One of the things that my brief interaction in the #HumanMOOC Forums reminded me of is the potentially Rhizomatic nature of knowledge and participation online. For instance, I might read something on Maha's blog, which might get some mental gears going. I could post a comment on her blog, or if it's longer, or connected to other ideas, I might just write about it here (in one or more posts). The same is true for news sites, and academic articles: I can read something, and then based on that reading I can comment on it on this blog, I can use the articles as part of a literature review for articles I am writing, and I can discuss ideas about such articles on twitter, google+, or other forums.
In essence, I am forking an idea, or parts of an idea, and rolling those parts into my own understanding of the world. How is this significant, and why is this an "aha" moment today? I remember, about 10 years ago, when I started blogging regularly (on a now defunct blog), the goal of bloggers seemed to be to get people to come to their blogs and engage with them on their own turf (their own blog). These days that doesn't seem to matter as much, at least for most people. If people comment on my blog posts I am genuinely surprised. I am also surprised that at least 60 people a day read this thing. Obviously a small minority comment, but the most important aspect here is that ideas carry forward, and hopefully their stimulate discussion. Thus, an idea can grow rhizomatically, starting from one source - a blog, a tweet, a newspost, and it can grow in many different directions.
My pondering is this: how does one bring back all those roots to one central place, or does it make sense to bunch-up and organize those paths that the rhizome forges? What's more important? The total sum of information collected? Or one's traversal through that path?
† The notion of completeness is problematic in MOOCs, but this case I mean "complete" by earning one or more badges - I think this is what the designers and facilitators probably consider complete as well.

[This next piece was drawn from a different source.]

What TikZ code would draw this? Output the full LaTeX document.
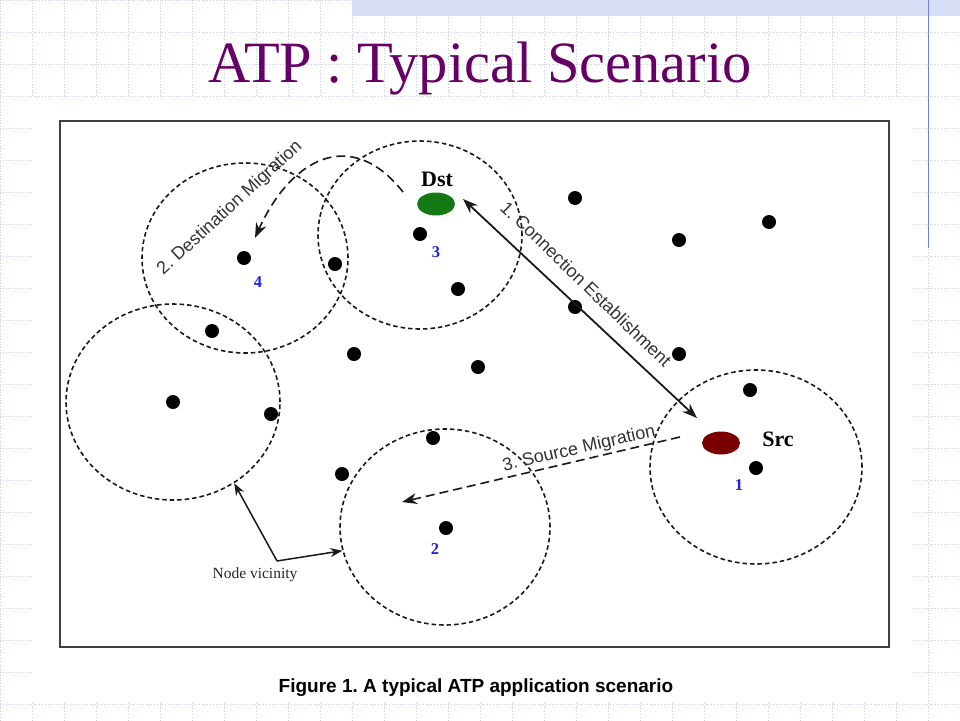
\documentclass[tikz,border=0pt]{standalone}
\usepackage{fontspec}
\setmainfont{Liberation Serif}
\newfontfamily\helv{Liberation Sans}
\usepackage{tikz}
\usetikzlibrary{arrows.meta}
\usetikzlibrary{shapes.geometric}
\definecolor{titlepurple}{RGB}{102,0,102}
\definecolor{dstgreen}{RGB}{20,120,20}
\definecolor{srcred}{RGB}{122,0,0}
\definecolor{numblue}{RGB}{30,30,230}
\definecolor{gridcol}{RGB}{200,202,235}
\definecolor{bandcol}{RGB}{214,221,245}
\definecolor{edgecol}{RGB}{110,130,220}
\frenchspacing

\begin{document}
\begin{tikzpicture}[x=1pt,y=-1pt,
    >={Stealth[length=15pt,width=11pt]},
    gridline/.style={draw=gridcol,line width=0.8pt,dotted},
    dot/.style={circle,fill=black,minimum size=14pt,inner sep=0pt},
    vicinity/.style={ellipse,draw=black!90,line width=1.6pt,dash pattern=on 4.5pt off 3pt,inner sep=0pt,minimum width=210pt,minimum height=194pt},
    endpoint/.style={ellipse,minimum width=38pt,minimum height=23pt,inner sep=0pt},
    nodenum/.style={text=numblue,font=\bfseries\fontsize{16.5}{16}\selectfont},
    steplabel/.style={text=black!80,font=\helv\fontsize{18}{18}\selectfont,inner sep=0pt},
    migration/.style={draw=black!90,line width=1.6pt,dash pattern=on 9pt off 5pt}]
    \useasboundingbox (0,0) rectangle (960,720);
    %
    % slide background
    \foreach \gx in {0,32,...,960} \draw[gridline] (\gx,0) -- (\gx,720);
    \foreach \gy in {0,32,...,720} \draw[gridline] (0,\gy) -- (960,\gy);
    \fill[bandcol] (352,0) rectangle (960,16);
    \draw[edgecol,line width=0.9pt] (928,0) -- (928,248);
    \fill[white] (32,98) rectangle (912,703);
    %
    \node[anchor=base,text=titlepurple,font=\fontsize{58.5}{60}\selectfont] (title) at (480,82) {ATP : Typical Scenario};
    \node[anchor=base,font=\helv\bfseries\fontsize{19}{20}\selectfont] (caption) at (476,692) {Figure 1. A typical ATP application scenario};
    \draw[black!75,line width=1.6pt] (60,121) rectangle (889,647);
    %
    % node vicinities
    \node[vicinity,minimum width=204pt,minimum height=188pt] (v_1) at (420,235) {};
    \node[vicinity,minimum width=206pt,minimum height=190pt] (v_2) at (245,258) {};
    \node[vicinity,minimum width=214pt,minimum height=196pt] (v_3) at (173,402) {};
    \node[vicinity,minimum width=210pt,minimum height=196pt] (v_4) at (445,527) {};
    \node[vicinity,minimum width=212pt,minimum height=194pt] (v_5) at (756,467) {};
    %
    % mobile nodes
    \node[dot] (p_1) at (575,198) {};
    \node[dot] (p_2) at (679,240) {};
    \node[dot] (p_3) at (769,222) {};
    \node[dot] (p_4) at (420,234) {};
    \node[dot] (p_5) at (458,289) {};
    \node[dot] (p_6) at (335,264) {};
    \node[dot] (p_7) at (244,258) {};
    \node[dot] (p_8) at (212,331) {};
    \node[dot] (p_9) at (354,354) {};
    \node[dot] (p_10) at (575,307) {};
    \node[dot] (p_11) at (679,354) {};
    \node[dot] (p_12) at (750,390) {};
    \node[dot] (p_13) at (478,367) {};
    \node[dot] (p_14) at (173,402) {};
    \node[dot] (p_15) at (271,414) {};
    \node[dot] (p_16) at (433,438) {};
    \node[dot] (p_17) at (342,474) {};
    \node[dot] (p_18) at (756,468) {};
    \node[dot] (p_19) at (446,528) {};
    %
    \node[nodenum] (n_1) at (739,485) {1};
    \node[nodenum] (n_2) at (435,549) {2};
    \node[nodenum] (n_3) at (436,252) {3};
    \node[nodenum] (n_4) at (258,282) {4};
    %
    % end points
    \node[endpoint,fill=dstgreen] (dst) at (436,204) {};
    \node[endpoint,fill=srcred] (src) at (721,443) {};
    \node[anchor=base,font=\bfseries\fontsize{22}{22}\selectfont] (dst_lbl) at (437,186) {Dst};
    \node[anchor=base,font=\bfseries\fontsize{22}{22}\selectfont] (src_lbl) at (778,446) {Src};
    %
    \coordinate (ce_1) at (463,199);
    \coordinate (ce_2) at (697,418);
    \coordinate (dm_1) at (403,192);
    \coordinate (dm_2) at (255,238);
    \coordinate (sm_1) at (680,437);
    \coordinate (sm_2) at (402,502);
    \coordinate (nv) at (277,561);
    %
    \begin{scope}[every node/.style={steplabel}]
        \draw[<->, black!90, line width=1.8pt] (ce_1) -- (ce_2);
        \node[rotate=-44] (lbl_1) at (586,284) {1. Connection Establishment};
        \draw[->, migration] (dm_1) .. controls (350,125) and (290,160) .. (dm_2);
        \node[rotate=42.5] (lbl_2) at (230,208) {2. Destination Migration};
        \draw[->, migration] (sm_1) -- (sm_2);
        \node[rotate=13] (lbl_3) at (579,449) {3. Source Migration};
    \end{scope}
    %
    \draw[->, black!90, line width=1.5pt, >={Stealth[length=12pt,width=9pt]}] (nv) -- (v_3.-53);
    \draw[->, black!90, line width=1.5pt, >={Stealth[length=12pt,width=9pt]}] (nv) -- (v_4.193);
    \node[text=black!85,font=\fontsize{15.5}{16}\selectfont] (nv_lbl) at (255,575) {Node vicinity};
\end{tikzpicture}
\end{document}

- A side note here - the little reminder that I might be falling behind #HumanMOOC prompted me to look more closely at it today. Nice touch. One of my research threads deals with motivation of learners in MOOCs, and I am wondering what the effect of such gentle reminders are. A while back, maybe in during #Change11 I had pondered about the use of analytics and reminders like this. Wonder if anyone has done any research work on this.